#### LISTING:

** Start **

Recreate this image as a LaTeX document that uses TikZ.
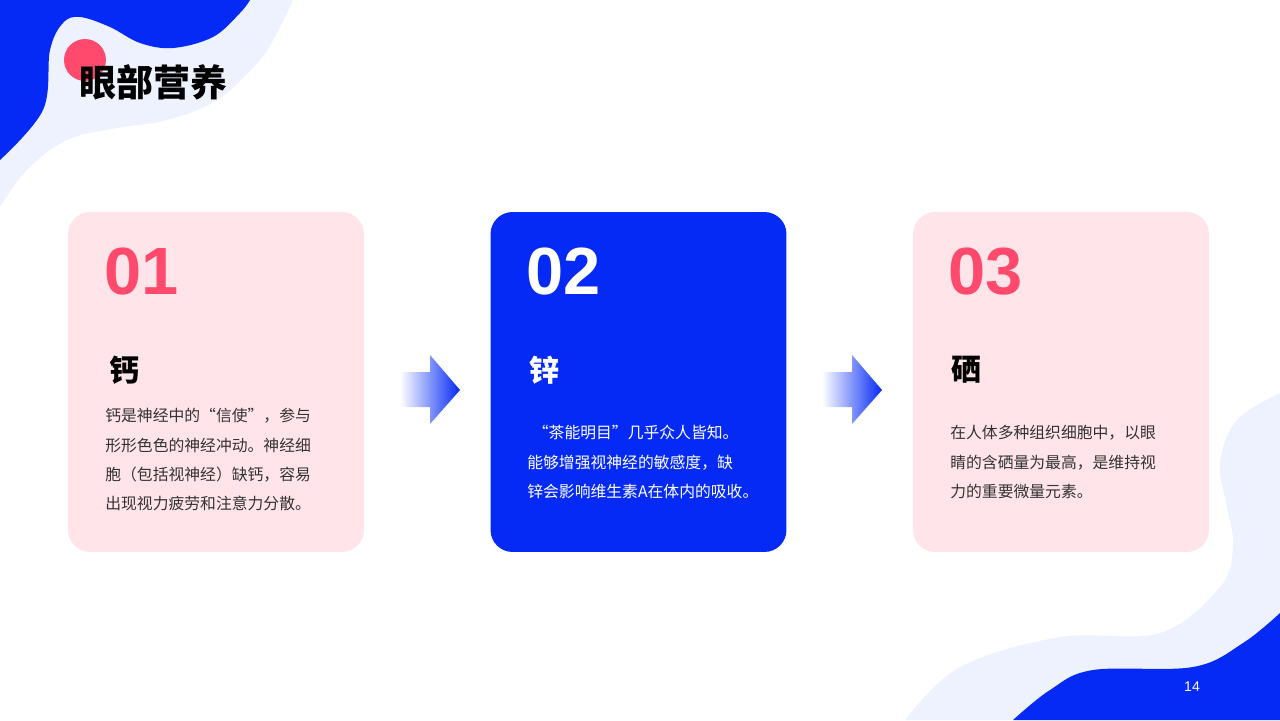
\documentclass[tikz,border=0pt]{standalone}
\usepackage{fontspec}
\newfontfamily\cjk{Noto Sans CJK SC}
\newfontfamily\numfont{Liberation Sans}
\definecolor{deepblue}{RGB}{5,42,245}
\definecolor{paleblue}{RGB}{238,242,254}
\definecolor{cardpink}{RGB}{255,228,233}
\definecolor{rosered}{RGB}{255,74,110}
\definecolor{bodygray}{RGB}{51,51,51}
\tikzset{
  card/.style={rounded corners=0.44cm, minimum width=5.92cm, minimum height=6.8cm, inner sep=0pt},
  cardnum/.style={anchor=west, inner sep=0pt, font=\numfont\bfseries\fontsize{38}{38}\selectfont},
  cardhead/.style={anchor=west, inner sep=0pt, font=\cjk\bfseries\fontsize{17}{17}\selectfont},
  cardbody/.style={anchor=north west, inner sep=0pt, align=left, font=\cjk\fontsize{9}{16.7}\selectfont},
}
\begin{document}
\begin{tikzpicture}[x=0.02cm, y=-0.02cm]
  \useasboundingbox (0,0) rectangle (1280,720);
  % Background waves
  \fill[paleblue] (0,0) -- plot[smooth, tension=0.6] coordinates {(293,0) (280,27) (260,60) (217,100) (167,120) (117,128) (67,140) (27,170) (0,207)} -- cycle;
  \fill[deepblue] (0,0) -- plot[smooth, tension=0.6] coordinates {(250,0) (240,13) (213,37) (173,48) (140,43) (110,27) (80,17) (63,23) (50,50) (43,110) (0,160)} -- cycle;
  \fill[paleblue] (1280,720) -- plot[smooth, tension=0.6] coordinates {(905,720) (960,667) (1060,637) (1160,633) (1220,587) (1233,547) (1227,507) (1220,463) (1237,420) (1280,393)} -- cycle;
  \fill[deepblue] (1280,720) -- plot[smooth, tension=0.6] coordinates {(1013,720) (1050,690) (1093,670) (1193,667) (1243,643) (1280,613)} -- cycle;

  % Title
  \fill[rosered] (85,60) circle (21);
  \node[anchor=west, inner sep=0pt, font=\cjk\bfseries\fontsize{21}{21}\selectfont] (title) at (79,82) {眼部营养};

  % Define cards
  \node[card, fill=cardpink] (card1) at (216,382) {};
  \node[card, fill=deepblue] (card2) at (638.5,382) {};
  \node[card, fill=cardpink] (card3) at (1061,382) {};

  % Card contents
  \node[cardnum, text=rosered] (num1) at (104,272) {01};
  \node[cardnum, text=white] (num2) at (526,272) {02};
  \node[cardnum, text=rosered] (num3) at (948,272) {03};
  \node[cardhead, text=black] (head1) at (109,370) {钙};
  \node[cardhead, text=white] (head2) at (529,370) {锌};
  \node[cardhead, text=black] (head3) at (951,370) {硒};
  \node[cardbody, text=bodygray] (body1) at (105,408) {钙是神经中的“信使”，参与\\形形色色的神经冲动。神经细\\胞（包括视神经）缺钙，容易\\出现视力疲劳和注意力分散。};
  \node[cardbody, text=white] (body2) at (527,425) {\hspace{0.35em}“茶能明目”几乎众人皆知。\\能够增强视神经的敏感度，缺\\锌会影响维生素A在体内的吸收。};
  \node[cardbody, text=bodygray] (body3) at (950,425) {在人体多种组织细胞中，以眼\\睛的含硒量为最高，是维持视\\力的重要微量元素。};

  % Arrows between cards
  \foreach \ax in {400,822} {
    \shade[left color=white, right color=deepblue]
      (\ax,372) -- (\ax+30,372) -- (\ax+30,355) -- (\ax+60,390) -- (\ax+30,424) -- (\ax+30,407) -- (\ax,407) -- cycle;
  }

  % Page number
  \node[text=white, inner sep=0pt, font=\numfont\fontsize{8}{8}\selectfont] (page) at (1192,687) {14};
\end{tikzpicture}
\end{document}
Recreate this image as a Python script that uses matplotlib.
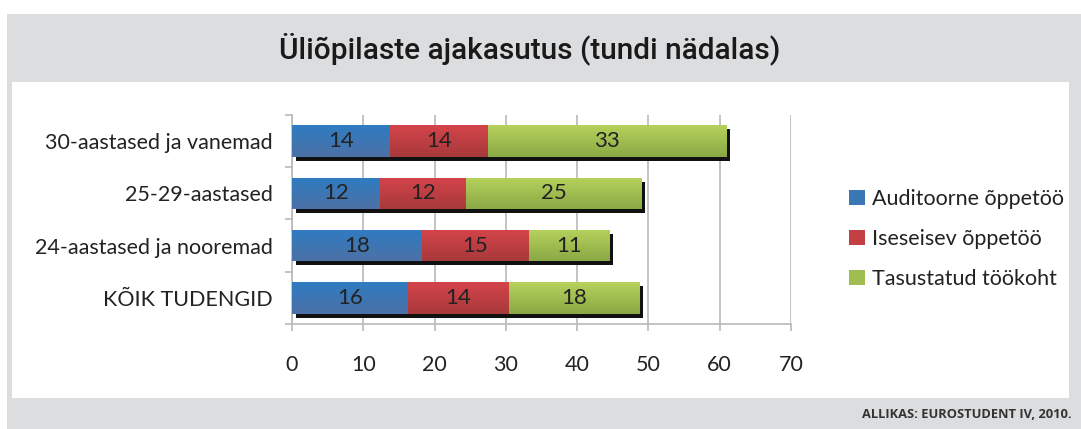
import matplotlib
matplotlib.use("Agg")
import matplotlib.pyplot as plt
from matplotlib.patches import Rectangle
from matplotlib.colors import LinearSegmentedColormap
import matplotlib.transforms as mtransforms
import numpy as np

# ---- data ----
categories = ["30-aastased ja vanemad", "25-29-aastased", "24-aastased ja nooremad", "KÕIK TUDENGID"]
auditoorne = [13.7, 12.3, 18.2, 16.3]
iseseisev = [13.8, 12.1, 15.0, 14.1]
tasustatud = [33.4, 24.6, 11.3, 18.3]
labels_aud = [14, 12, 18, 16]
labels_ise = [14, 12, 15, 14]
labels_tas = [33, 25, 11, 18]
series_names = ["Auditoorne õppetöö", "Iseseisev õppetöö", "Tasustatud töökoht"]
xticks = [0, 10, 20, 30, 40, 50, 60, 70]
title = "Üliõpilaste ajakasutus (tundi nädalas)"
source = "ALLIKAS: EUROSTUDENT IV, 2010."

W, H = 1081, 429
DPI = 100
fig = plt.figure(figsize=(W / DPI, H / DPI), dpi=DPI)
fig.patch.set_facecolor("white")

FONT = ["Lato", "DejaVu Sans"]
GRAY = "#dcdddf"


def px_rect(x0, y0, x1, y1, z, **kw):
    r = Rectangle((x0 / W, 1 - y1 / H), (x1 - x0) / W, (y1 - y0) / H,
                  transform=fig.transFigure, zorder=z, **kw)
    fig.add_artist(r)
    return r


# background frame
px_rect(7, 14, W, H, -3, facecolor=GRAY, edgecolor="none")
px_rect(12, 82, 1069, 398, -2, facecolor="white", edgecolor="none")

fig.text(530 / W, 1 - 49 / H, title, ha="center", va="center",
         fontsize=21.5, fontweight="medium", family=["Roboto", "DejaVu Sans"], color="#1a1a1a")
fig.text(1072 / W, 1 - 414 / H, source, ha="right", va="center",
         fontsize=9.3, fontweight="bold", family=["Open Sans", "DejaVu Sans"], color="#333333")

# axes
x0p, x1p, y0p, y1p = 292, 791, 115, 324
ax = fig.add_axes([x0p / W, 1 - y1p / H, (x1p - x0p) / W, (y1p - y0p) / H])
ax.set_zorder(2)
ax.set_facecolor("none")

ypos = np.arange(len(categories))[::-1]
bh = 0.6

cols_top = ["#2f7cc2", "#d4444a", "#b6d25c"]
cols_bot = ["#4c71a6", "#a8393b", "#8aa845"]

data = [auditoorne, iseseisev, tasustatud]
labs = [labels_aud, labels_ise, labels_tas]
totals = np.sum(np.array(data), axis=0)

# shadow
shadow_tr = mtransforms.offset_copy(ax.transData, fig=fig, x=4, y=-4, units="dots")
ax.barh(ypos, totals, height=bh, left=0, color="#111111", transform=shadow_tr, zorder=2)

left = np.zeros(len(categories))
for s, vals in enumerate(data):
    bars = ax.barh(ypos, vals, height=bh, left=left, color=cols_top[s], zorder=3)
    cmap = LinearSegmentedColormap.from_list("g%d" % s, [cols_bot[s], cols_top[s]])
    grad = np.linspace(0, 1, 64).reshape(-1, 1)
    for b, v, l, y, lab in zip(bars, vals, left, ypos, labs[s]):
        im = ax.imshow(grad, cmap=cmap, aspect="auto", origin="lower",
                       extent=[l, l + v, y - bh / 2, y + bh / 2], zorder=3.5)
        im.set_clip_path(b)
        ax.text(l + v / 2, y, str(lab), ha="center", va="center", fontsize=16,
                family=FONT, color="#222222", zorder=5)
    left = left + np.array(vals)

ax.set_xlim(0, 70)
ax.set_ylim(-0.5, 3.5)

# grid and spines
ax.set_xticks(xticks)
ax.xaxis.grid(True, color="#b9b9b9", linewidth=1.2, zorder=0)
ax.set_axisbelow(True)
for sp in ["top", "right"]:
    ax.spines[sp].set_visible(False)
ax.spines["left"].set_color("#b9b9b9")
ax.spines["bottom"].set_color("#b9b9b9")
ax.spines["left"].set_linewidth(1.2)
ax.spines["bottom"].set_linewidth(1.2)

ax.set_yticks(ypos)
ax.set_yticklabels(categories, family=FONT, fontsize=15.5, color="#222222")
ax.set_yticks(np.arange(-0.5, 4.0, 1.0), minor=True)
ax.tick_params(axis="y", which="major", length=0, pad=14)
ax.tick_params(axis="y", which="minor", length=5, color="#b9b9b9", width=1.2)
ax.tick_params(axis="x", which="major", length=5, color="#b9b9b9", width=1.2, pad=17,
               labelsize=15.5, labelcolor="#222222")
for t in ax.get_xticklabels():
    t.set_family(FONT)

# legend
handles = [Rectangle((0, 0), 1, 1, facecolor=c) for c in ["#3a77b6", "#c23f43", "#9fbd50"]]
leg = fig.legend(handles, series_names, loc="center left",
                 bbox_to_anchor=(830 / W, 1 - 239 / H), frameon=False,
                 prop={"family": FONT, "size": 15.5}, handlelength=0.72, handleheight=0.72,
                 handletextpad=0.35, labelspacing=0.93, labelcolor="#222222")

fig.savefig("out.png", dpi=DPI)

** End **

From the listing above, repeat only the lines between the line containing "Recreate this image as a Python" and the line containing "import numpy as np", those two included. Pictures are not part of the copy.

#### TASK ANSWER:
Recreate this image as a Python script that uses matplotlib.
import matplotlib
matplotlib.use("Agg")
import matplotlib.pyplot as plt
from matplotlib.patches import Rectangle
from matplotlib.colors import LinearSegmentedColormap
import matplotlib.transforms as mtransforms
import numpy as np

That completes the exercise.